Despite those trends, the present definition of heavy commercial vehicle in the 1967 Act continued to be used extensively by county councils in making traffic regulation orders until August last year. The new traffic signs regulations came into force then and prohibited the use of road signs showing restrictions in unladen weight. In accordance with an EEC directive, new signs also had to be metric, although provisions for existing signs to remain until the end of 1989 has been made.

The House will appreciate that all road signs must correspond to a road traffic regulation order if they are to be effective and enforceable. The present incompatibility is causing problems for county councils which must devise their own definitions of the orders. That cumbersome arrangement is inhibiting and the public must put up with noise, vibration and pollution for far longer than is necessary. I understand that the Department of Transport consulted interested organisations last year under the provisions of the draft amending regulations. Apparently, there are legal obstacles to proceeding in this way and thus a change requires primary legislation.

It is most undesirable that difficulties should be placed in the way of county councils that wish to observe or improve amenities in their area by introducing lorry controls. It is essential that county councils be given every assistance to use their powers to the full. This Bill is a positive way to help ensure that the powers which my hon. Friend the Member for Harrow, East was instrumental in producing almost a decade ago continue to be used to good effect. The Bill is intended to serve that general purpose. It will simply amend the definition of heavy commercial vehicle in the Road Traffic Regulation Act 1967 and bring it into line with the terminology now used for road signs, vehicle and driver licensing and other matters relating to heavy lorries.

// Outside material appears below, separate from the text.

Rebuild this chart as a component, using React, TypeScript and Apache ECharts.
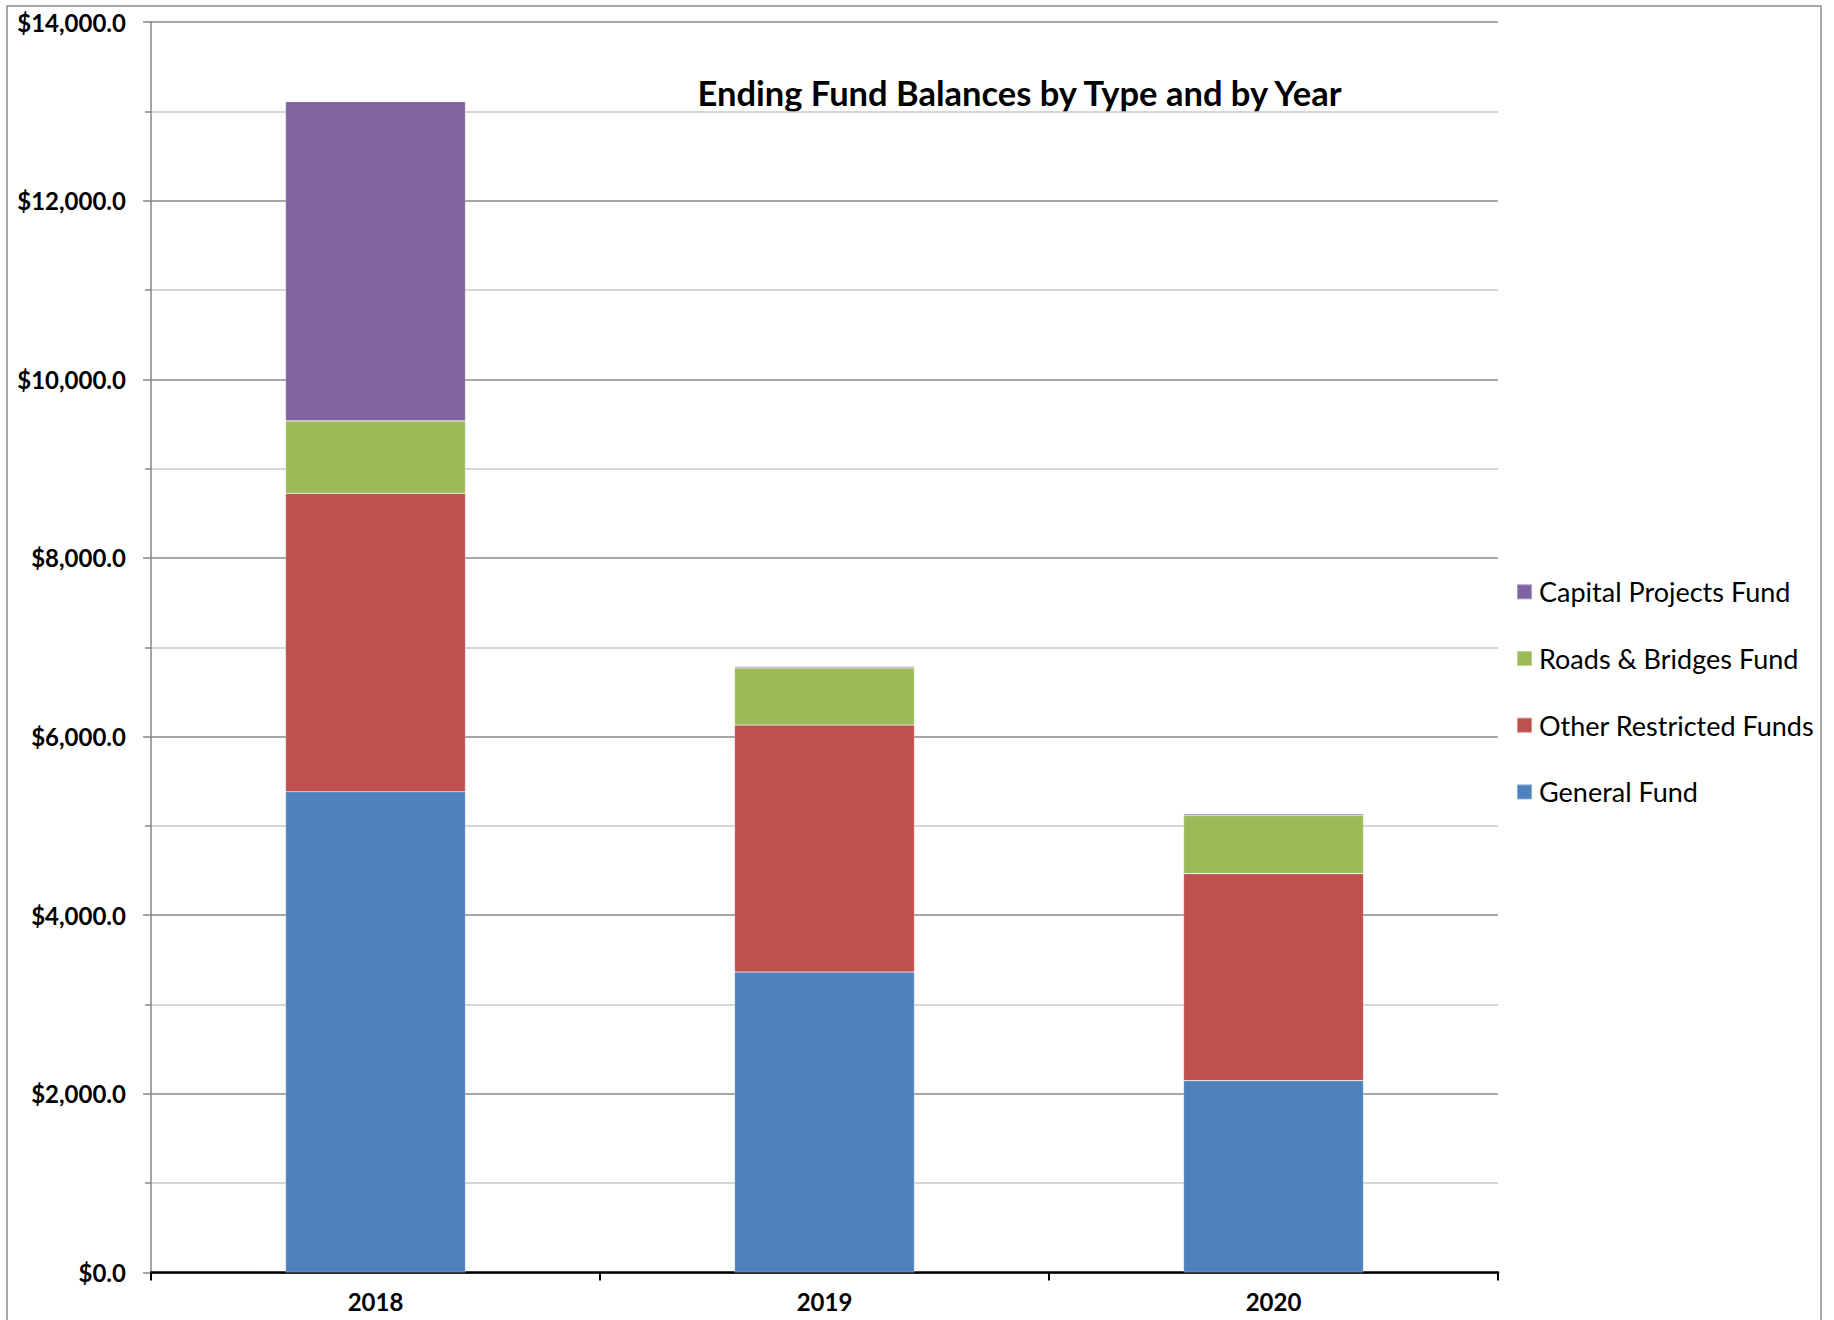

The new definition would apply to vehicles exceeding 7·5 tonnes maximum gross weight. That figure is supported by the local authority associations and the road haulage industry. It also has the advantage of being the threshold for HGV licences so that a driver will know whether the vehicle he is driving contravenes a restriction. In addition, the requirement for rear chevrons has been changed to that figure recently so that vehicles exceeding 7·5 tonnes should be easy to identify.

We should do all that we can to help the police in their difficult task of enforcing these regulations. I am confident that this measure will be welcomed generally, by county councils, police, industrialists, road hauliers and, most important of all, thousands of ordinary people throughout the country who will benefit if lorries are banned from the streets in which people live and shop.

I am not out to knock lorries. The British lorry manufacturing industry needs all the encouragement it can get at the moment. No-one representing a regional constituency with so much manufacturing industry, as do I, would wish in any way to make national distribution more difficult. However, it is a question of balance and we need regulations and controls. I therefore trust that the House will give its full support to the introduction of this short Bill for the purpose that I have outlined.

Question put and agreed to.

Bill ordered to be brought in by Mr. John Lee, Mr. Hugh Dykes, Mr. Chris Patten, Mr. Keith Wickenden, Mr. Christopher Murphy, Mr. John Major, Mr. Richard Needham, Mr. Gerry Neale, Mr. Barry Sheerman and Mr. Ken Eastham.